Produce an exact copy of all the data below, dropping every image.

★ ★ ★ ★ ★ ★ ★

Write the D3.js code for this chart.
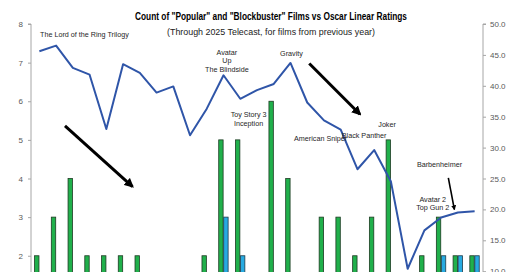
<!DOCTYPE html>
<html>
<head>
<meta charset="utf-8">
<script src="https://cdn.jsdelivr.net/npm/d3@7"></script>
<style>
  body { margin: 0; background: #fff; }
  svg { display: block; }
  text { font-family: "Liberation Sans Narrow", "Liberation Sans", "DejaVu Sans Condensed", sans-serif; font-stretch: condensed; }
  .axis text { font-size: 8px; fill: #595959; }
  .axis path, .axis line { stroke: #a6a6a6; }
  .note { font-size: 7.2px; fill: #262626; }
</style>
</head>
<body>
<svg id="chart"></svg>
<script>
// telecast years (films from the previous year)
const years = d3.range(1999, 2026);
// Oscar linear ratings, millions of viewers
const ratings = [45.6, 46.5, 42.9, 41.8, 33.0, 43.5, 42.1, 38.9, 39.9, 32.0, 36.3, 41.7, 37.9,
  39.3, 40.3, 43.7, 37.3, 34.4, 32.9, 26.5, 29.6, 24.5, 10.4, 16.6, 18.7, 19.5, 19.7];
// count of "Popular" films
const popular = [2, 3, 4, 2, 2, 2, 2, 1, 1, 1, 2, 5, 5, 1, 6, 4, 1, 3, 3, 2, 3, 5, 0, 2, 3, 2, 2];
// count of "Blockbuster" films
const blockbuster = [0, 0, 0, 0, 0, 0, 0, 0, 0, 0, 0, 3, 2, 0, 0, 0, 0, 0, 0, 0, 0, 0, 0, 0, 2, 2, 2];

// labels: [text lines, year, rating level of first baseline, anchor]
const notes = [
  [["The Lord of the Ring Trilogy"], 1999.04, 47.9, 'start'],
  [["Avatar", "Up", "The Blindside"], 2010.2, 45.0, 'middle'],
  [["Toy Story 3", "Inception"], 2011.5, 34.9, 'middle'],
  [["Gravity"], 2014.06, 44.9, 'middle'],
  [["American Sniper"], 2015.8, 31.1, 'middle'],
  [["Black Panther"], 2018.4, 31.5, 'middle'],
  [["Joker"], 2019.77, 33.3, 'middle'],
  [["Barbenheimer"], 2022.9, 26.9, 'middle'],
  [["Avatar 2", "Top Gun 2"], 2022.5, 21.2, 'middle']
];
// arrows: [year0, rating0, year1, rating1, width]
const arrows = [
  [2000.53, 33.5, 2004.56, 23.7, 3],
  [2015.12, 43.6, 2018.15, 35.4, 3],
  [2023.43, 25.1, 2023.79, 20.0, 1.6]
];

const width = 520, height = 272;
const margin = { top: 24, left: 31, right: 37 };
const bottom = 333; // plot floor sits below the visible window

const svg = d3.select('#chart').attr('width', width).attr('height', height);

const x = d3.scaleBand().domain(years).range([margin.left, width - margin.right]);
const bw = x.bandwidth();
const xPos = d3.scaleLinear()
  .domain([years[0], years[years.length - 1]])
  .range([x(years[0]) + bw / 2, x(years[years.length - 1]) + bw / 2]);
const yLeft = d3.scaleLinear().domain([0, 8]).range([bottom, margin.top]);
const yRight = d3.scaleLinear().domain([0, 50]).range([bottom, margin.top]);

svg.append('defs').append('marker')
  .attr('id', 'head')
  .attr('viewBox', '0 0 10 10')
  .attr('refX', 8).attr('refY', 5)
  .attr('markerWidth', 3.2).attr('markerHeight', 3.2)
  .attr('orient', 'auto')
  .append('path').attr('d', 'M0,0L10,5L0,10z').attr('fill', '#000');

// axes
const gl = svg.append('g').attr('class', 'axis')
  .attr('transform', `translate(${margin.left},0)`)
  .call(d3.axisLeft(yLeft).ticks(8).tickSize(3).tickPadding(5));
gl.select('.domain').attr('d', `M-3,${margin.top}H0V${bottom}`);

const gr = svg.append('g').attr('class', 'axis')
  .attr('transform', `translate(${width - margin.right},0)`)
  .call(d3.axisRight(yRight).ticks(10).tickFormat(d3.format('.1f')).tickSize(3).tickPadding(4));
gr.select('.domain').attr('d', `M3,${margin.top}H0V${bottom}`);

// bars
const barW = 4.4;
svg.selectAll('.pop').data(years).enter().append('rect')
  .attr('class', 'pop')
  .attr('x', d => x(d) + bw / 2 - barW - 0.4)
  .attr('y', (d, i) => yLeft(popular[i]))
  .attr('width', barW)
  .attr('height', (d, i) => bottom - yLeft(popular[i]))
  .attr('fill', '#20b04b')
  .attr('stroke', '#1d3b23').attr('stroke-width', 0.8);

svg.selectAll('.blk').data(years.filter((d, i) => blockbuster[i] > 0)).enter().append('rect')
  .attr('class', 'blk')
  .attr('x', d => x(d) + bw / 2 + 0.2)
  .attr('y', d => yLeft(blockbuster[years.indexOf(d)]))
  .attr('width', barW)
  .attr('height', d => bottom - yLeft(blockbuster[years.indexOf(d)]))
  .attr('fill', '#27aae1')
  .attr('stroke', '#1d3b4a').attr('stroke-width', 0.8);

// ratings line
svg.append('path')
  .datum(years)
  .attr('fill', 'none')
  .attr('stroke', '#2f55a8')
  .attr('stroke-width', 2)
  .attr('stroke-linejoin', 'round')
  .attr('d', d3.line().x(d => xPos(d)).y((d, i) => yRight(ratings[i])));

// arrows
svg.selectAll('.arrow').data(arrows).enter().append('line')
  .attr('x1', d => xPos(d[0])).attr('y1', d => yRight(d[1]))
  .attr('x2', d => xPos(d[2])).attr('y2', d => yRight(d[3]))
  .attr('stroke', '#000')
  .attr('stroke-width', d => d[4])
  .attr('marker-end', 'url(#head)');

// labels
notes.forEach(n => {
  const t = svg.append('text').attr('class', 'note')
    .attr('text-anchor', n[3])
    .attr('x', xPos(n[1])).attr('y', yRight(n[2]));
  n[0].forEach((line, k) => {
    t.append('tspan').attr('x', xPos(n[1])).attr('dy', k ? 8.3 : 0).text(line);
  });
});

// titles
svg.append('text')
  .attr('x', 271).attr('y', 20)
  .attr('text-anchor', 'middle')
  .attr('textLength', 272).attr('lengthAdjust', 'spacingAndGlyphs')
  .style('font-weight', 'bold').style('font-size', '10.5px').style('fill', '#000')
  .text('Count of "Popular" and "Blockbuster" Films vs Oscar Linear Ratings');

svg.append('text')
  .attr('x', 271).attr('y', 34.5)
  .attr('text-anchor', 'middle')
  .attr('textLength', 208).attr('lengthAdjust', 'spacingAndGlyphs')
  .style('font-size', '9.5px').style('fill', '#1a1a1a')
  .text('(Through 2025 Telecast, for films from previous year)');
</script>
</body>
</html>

★ ★ ★ ★ ★ ★ ★

_Worked answer_
Write the D3.js code for this chart.
<!DOCTYPE html>
<html>
<head>
<meta charset="utf-8">
<script src="https://cdn.jsdelivr.net/npm/d3@7"></script>
<style>
  body { margin: 0; background: #fff; }
  svg { display: block; }
  text { font-family: "Liberation Sans Narrow", "Liberation Sans", "DejaVu Sans Condensed", sans-serif; font-stretch: condensed; }
  .axis text { font-size: 8px; fill: #595959; }
  .axis path, .axis line { stroke: #a6a6a6; }
  .note { font-size: 7.2px; fill: #262626; }
</style>
</head>
<body>
<svg id="chart"></svg>
<script>
// telecast years (films from the previous year)
const years = d3.range(1999, 2026);
// Oscar linear ratings, millions of viewers
const ratings = [45.6, 46.5, 42.9, 41.8, 33.0, 43.5, 42.1, 38.9, 39.9, 32.0, 36.3, 41.7, 37.9,
  39.3, 40.3, 43.7, 37.3, 34.4, 32.9, 26.5, 29.6, 24.5, 10.4, 16.6, 18.7, 19.5, 19.7];
// count of "Popular" films
const popular = [2, 3, 4, 2, 2, 2, 2, 1, 1, 1, 2, 5, 5, 1, 6, 4, 1, 3, 3, 2, 3, 5, 0, 2, 3, 2, 2];
// count of "Blockbuster" films
const blockbuster = [0, 0, 0, 0, 0, 0, 0, 0, 0, 0, 0, 3, 2, 0, 0, 0, 0, 0, 0, 0, 0, 0, 0, 0, 2, 2, 2];

// labels: [text lines, year, rating level of first baseline, anchor]
const notes = [
  [["The Lord of the Ring Trilogy"], 1999.04, 47.9, 'start'],
  [["Avatar", "Up", "The Blindside"], 2010.2, 45.0, 'middle'],
  [["Toy Story 3", "Inception"], 2011.5, 34.9, 'middle'],
  [["Gravity"], 2014.06, 44.9, 'middle'],
  [["American Sniper"], 2015.8, 31.1, 'middle'],
  [["Black Panther"], 2018.4, 31.5, 'middle'],
  [["Joker"], 2019.77, 33.3, 'middle'],
  [["Barbenheimer"], 2022.9, 26.9, 'middle'],
  [["Avatar 2", "Top Gun 2"], 2022.5, 21.2, 'middle']
];
// arrows: [year0, rating0, year1, rating1, width]
const arrows = [
  [2000.53, 33.5, 2004.56, 23.7, 3],
  [2015.12, 43.6, 2018.15, 35.4, 3],
  [2023.43, 25.1, 2023.79, 20.0, 1.6]
];

const width = 520, height = 272;
const margin = { top: 24, left: 31, right: 37 };
const bottom = 333; // plot floor sits below the visible window

const svg = d3.select('#chart').attr('width', width).attr('height', height);

const x = d3.scaleBand().domain(years).range([margin.left, width - margin.right]);
const bw = x.bandwidth();
const xPos = d3.scaleLinear()
  .domain([years[0], years[years.length - 1]])
  .range([x(years[0]) + bw / 2, x(years[years.length - 1]) + bw / 2]);
const yLeft = d3.scaleLinear().domain([0, 8]).range([bottom, margin.top]);
const yRight = d3.scaleLinear().domain([0, 50]).range([bottom, margin.top]);

svg.append('defs').append('marker')
  .attr('id', 'head')
  .attr('viewBox', '0 0 10 10')
  .attr('refX', 8).attr('refY', 5)
  .attr('markerWidth', 3.2).attr('markerHeight', 3.2)
  .attr('orient', 'auto')
  .append('path').attr('d', 'M0,0L10,5L0,10z').attr('fill', '#000');

// axes
const gl = svg.append('g').attr('class', 'axis')
  .attr('transform', `translate(${margin.left},0)`)
  .call(d3.axisLeft(yLeft).ticks(8).tickSize(3).tickPadding(5));
gl.select('.domain').attr('d', `M-3,${margin.top}H0V${bottom}`);

const gr = svg.append('g').attr('class', 'axis')
  .attr('transform', `translate(${width - margin.right},0)`)
  .call(d3.axisRight(yRight).ticks(10).tickFormat(d3.format('.1f')).tickSize(3).tickPadding(4));
gr.select('.domain').attr('d', `M3,${margin.top}H0V${bottom}`);

// bars
const barW = 4.4;
svg.selectAll('.pop').data(years).enter().append('rect')
  .attr('class', 'pop')
  .attr('x', d => x(d) + bw / 2 - barW - 0.4)
  .attr('y', (d, i) => yLeft(popular[i]))
  .attr('width', barW)
  .attr('height', (d, i) => bottom - yLeft(popular[i]))
  .attr('fill', '#20b04b')
  .attr('stroke', '#1d3b23').attr('stroke-width', 0.8);

svg.selectAll('.blk').data(years.filter((d, i) => blockbuster[i] > 0)).enter().append('rect')
  .attr('class', 'blk')
  .attr('x', d => x(d) + bw / 2 + 0.2)
  .attr('y', d => yLeft(blockbuster[years.indexOf(d)]))
  .attr('width', barW)
  .attr('height', d => bottom - yLeft(blockbuster[years.indexOf(d)]))
  .attr('fill', '#27aae1')
  .attr('stroke', '#1d3b4a').attr('stroke-width', 0.8);

// ratings line
svg.append('path')
  .datum(years)
  .attr('fill', 'none')
  .attr('stroke', '#2f55a8')
  .attr('stroke-width', 2)
  .attr('stroke-linejoin', 'round')
  .attr('d', d3.line().x(d => xPos(d)).y((d, i) => yRight(ratings[i])));

// arrows
svg.selectAll('.arrow').data(arrows).enter().append('line')
  .attr('x1', d => xPos(d[0])).attr('y1', d => yRight(d[1]))
  .attr('x2', d => xPos(d[2])).attr('y2', d => yRight(d[3]))
  .attr('stroke', '#000')
  .attr('stroke-width', d => d[4])
  .attr('marker-end', 'url(#head)');

// labels
notes.forEach(n => {
  const t = svg.append('text').attr('class', 'note')
    .attr('text-anchor', n[3])
    .attr('x', xPos(n[1])).attr('y', yRight(n[2]));
  n[0].forEach((line, k) => {
    t.append('tspan').attr('x', xPos(n[1])).attr('dy', k ? 8.3 : 0).text(line);
  });
});

// titles
svg.append('text')
  .attr('x', 271).attr('y', 20)
  .attr('text-anchor', 'middle')
  .attr('textLength', 272).attr('lengthAdjust', 'spacingAndGlyphs')
  .style('font-weight', 'bold').style('font-size', '10.5px').style('fill', '#000')
  .text('Count of "Popular" and "Blockbuster" Films vs Oscar Linear Ratings');

svg.append('text')
  .attr('x', 271).attr('y', 34.5)
  .attr('text-anchor', 'middle')
  .attr('textLength', 208).attr('lengthAdjust', 'spacingAndGlyphs')
  .style('font-size', '9.5px').style('fill', '#1a1a1a')
  .text('(Through 2025 Telecast, for films from previous year)');
</script>
</body>
</html>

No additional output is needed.